Tandis que la France célèbre le quatre-centième anniversaire de la naissance de Molière, à Versailles on fête depuis 26 ans en juin «Le mois Molière». Un ensemble de spectacles et manifestations créées par le Maire actuel François de Mazières à l’époque où il était adjoint à la culture. Pourquoi célébrer ainsi Molière à Versailles ? Tout simplement parce que c’est dans ce qui n’était encore qu’un relais de chasse, que le jeune Louis XIV lui a donné sa chance en lui permettant de jouer pour la première fois en 1663 «L’impromptu de Versailles» une pièce peu jouée, si révélatrice de la vie de la troupe de Molière de l’époque et de la vie de la cour en général et qui sera suivie de beaucoup d’autres.

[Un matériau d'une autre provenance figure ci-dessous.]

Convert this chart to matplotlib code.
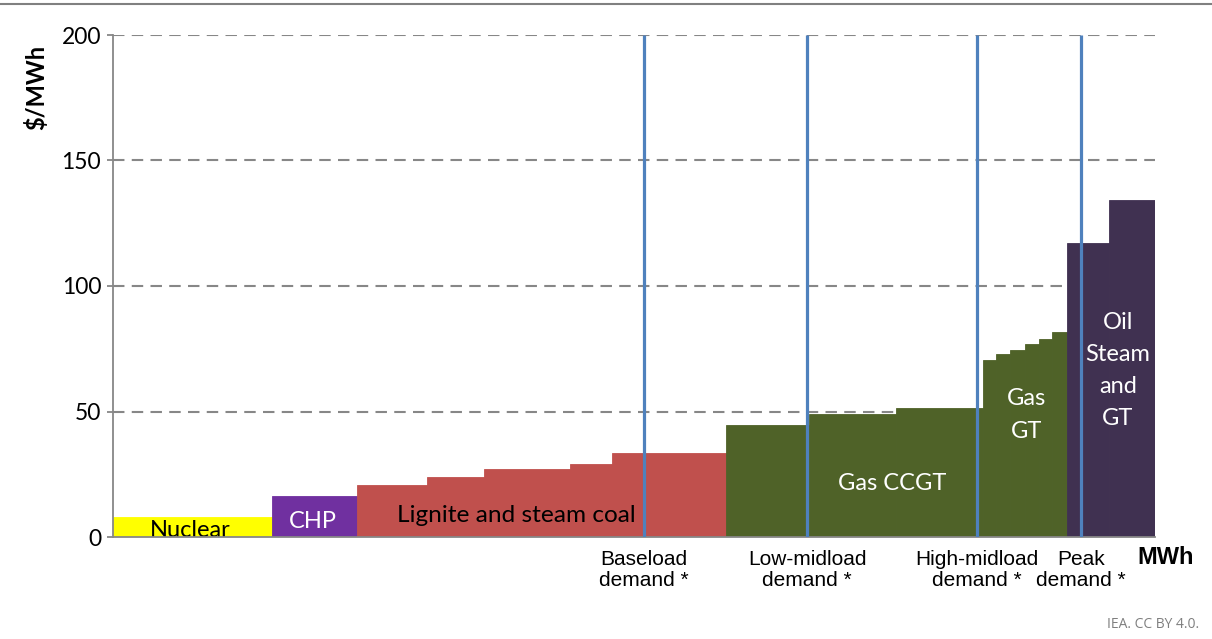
import matplotlib
matplotlib.use("Agg")
import matplotlib.pyplot as plt
from matplotlib.lines import Line2D

# merit order blocks: capacity width (arbitrary MWh units) and marginal cost ($/MWh)
tech = ['Nuclear', 'CHP',
        'Coal', 'Coal', 'Coal', 'Coal', 'Coal',
        'CCGT', 'CCGT', 'CCGT',
        'GT', 'GT', 'GT', 'GT', 'GT', 'GT',
        'Oil', 'Oil']
widths = [15.9, 8.5, 7.0, 5.7, 8.6, 4.2, 11.4, 8.3, 8.7, 8.7,
          1.3, 1.4, 1.5, 1.4, 1.3, 1.5, 4.2, 4.6]
costs = [8.0, 16.3, 20.6, 23.8, 27.1, 29.1, 33.5, 44.6, 49.0, 51.4,
         70.5, 72.9, 74.5, 76.9, 79.0, 81.7, 117.2, 134.3]

tech_colors = {'Nuclear': '#FFFF00', 'CHP': '#7030A0', 'Coal': '#C0504D',
               'CCGT': '#4F6228', 'GT': '#4F6228', 'Oil': '#403151'}

demand_labels = ['Baseload\ndemand *', 'Low-midload\ndemand *',
                 'High-midload\ndemand *', 'Peak\ndemand *']
demand_x = [53.1, 69.4, 86.4, 96.8]

yticks = [0, 50, 100, 150, 200]

grey = '#878787'
calibri = ['Lato', 'DejaVu Sans']
arial = ['Liberation Sans', 'DejaVu Sans']

fig = plt.figure(figsize=(12.12, 6.39), dpi=100)
ax = fig.add_axes([113/1212, (639-537)/639, (1155-113)/1212, (537-35)/639])

lefts = [sum(widths[:i]) for i in range(len(widths))]
cols = [tech_colors[t] for t in tech]
ax.bar(lefts, costs, width=widths, align='edge', color=cols,
       edgecolor=cols, linewidth=0.6, zorder=2)

ax.vlines(demand_x, 0, 200, color='#4F81BD', lw=2.3, zorder=3)

ax.set_xlim(0, sum(widths))
ax.set_ylim(0, 200)
ax.set_yticks(yticks)
ax.set_yticklabels([str(v) for v in yticks], fontsize=16.5, family=calibri)
ax.set_xticks([])
ax.tick_params(axis='y', length=4.5, width=1.3, color=grey, pad=4)
ax.grid(axis='y', color=grey, lw=1.5, linestyle=(0, (5.5, 3.5)))
ax.set_axisbelow(True)
for s in ['top', 'right']:
    ax.spines[s].set_visible(False)
for s in ['left', 'bottom']:
    ax.spines[s].set_color(grey)
    ax.spines[s].set_linewidth(1.3)

# block labels
ax.text(7.7, 0, 'Nuclear', ha='center', va='baseline', fontsize=17,
        family=calibri, color='black', zorder=2.5)
ax.text(20.0, 3.6, 'CHP', ha='center', va='baseline', fontsize=17,
        family=calibri, color='white', zorder=4)
ax.text(40.3, 6.0, 'Lignite and steam coal', ha='center', va='baseline',
        fontsize=17.6, family=calibri, color='black', zorder=4)
ax.text(77.9, 18.7, 'Gas CCGT', ha='center', va='baseline', fontsize=17,
        family=calibri, color='white', zorder=4)
ax.text(91.4, 48.6, 'Gas\nGT', ha='center', va='center', fontsize=17,
        family=calibri, color='white', linespacing=1.65, zorder=4)
ax.text(100.5, 66.5, 'Oil\nSteam\nand\nGT', ha='center', va='center',
        fontsize=17, family=calibri, color='white', linespacing=1.65, zorder=4)

# demand labels under the axis
for lab, xv in zip(demand_labels, demand_x):
    ax.text(xv, -5.3, lab, ha='center', va='top', fontsize=15,
            family=arial, color='black', linespacing=1.1)

fig.text(1166/1212, 1 - 557/639, 'MWh', ha='center', va='center',
         fontsize=17, family=arial, fontweight='bold')
fig.text(36/1212, 1 - 87/639, '$/MWh', ha='center', va='center',
         rotation=90, fontsize=17, family=calibri, fontweight='bold')
fig.text(1199/1212, 1 - 625/639, 'IEA. CC BY 4.0.', ha='right', va='center',
         fontsize=10, family=['Open Sans', 'DejaVu Sans'], color='#7f7f7f')

fig.add_artist(Line2D([0, 1], [1 - 4/639, 1 - 4/639], color='#808080', lw=1.5))

fig.savefig('out.png', dpi=100)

Cet hommage prend cette année une dimension particulière car il s’inscrit aussi dans le cadre d’un ensemble d’aménagement urbain. À l’emplacement de l’ancienne gare routière et en face de la gare de Versailles Château Rive gauche a été créé un bosquet au sens du 17e (1) où vient d’être inaugurée la statue de Molière créé par Xavier Veilhan qui n’est pas non plus un inconnu à Versailles puisqu’il avait été invité à intervenir dans des espaces du Château et du Parc à l’invitation de Jean-Jacques Aillagon en 2009, soit il y a 13 ans. Tout le monde se souvient de son fameux carrosse. La statue s’inspire de celle qui se trouve dans le hall de la Comédie Française et qui est signée Jean-Jacques Caffieri (1777).
Avec cette nouvelle «statue floue» (photo ci-dessous) l’artiste poursuit son travail de déconstruction des formes. Pour ce faire il a choisi d’utiliser le bronze, -un matériau noble, historique et académique utilisé depuis l’antiquité- coulé a la Fonderie Pierre de Coubertin de Saint-Rémy-lès-Chevreuse. Par une volonté de contraste avec ce choix de matériau classique, il a renoncé au piédestal et à son caractère surplombant. La figure, assise au niveau du public devrait permettre ainsi une meilleure appropriation physique par le public. «D’une certaine manière cela vient honorer la proximité que Molière entretenait jadis avec son public», est-il mentionné.
Avec Molière en son bosquet, place aux festivités. Pendant tout le mois de juin, la ville va vibrer de plus de 300 représentations dans 60 lieux différents dont la prestigieuse Grande Écurie ou le Potager du Roi réunissant 1000 comédiens et musiciens et 100 000 spectateurs. Parmi ce foisonnement citons quelques créations du «mois Molière» : «Le Montespan» une adaptation signée Étienne Launay du roman de Jean Teulé consacré au plus célèbre «cocu imaginaire» du siècle de Louis XIV. Citons aussi l’adaptation de Thomas Le Douarec du «Misanthrope» dans une mise en scène à la fois baroque et contemporaine. Mais le mois Molière est beaucoup plus qu’un festival de plus. Dans l’esprit de ses fondateurs c’est un projet culturel global qui rassemble les énergies des habitants avec la mobilisation des bénévoles. C’est un soutien au spectacle vivant avec l’accueil en résidence de plus de onze compagnies professionnelles qui viennent nourrir la programmation. Ce sont aussi des spectacles et des animations pour les scolaires, des concerts à l’auditorium Claude Debussy, du cinéma et les rencontres «Molière sans frontières» au théâtre Montansier.
Marie-Pierre Sensey
Le mois Molière pendant tout le mois de juin
Programme détaillé sur www.moismoliere.com
(1) Les bosquets de Lenôtre sont des petits jardins clos par des treillages ou des palissades de verdure auxquels on accède par des allées discrètes. Les bosquets font tout le charme des célèbres jardins signés Le Nôtre. Souvent ornés d’une œuvre d’art, ils apportaient la surprise et servaient de véritables salons de plein air. Le paysagiste Nicolas Gilsoul -le concepteur- tout en reprenant les codes du bosquet classique, a voulu apporter sa touche personnelle et contemporaine en introduisant des brumisateurs dissimulés dans les charmilles et -clin d’œil suprême- a planté autour de la statue de Molière les fameux «arbres à perruques» appelés aussi «Cotinus coggygria».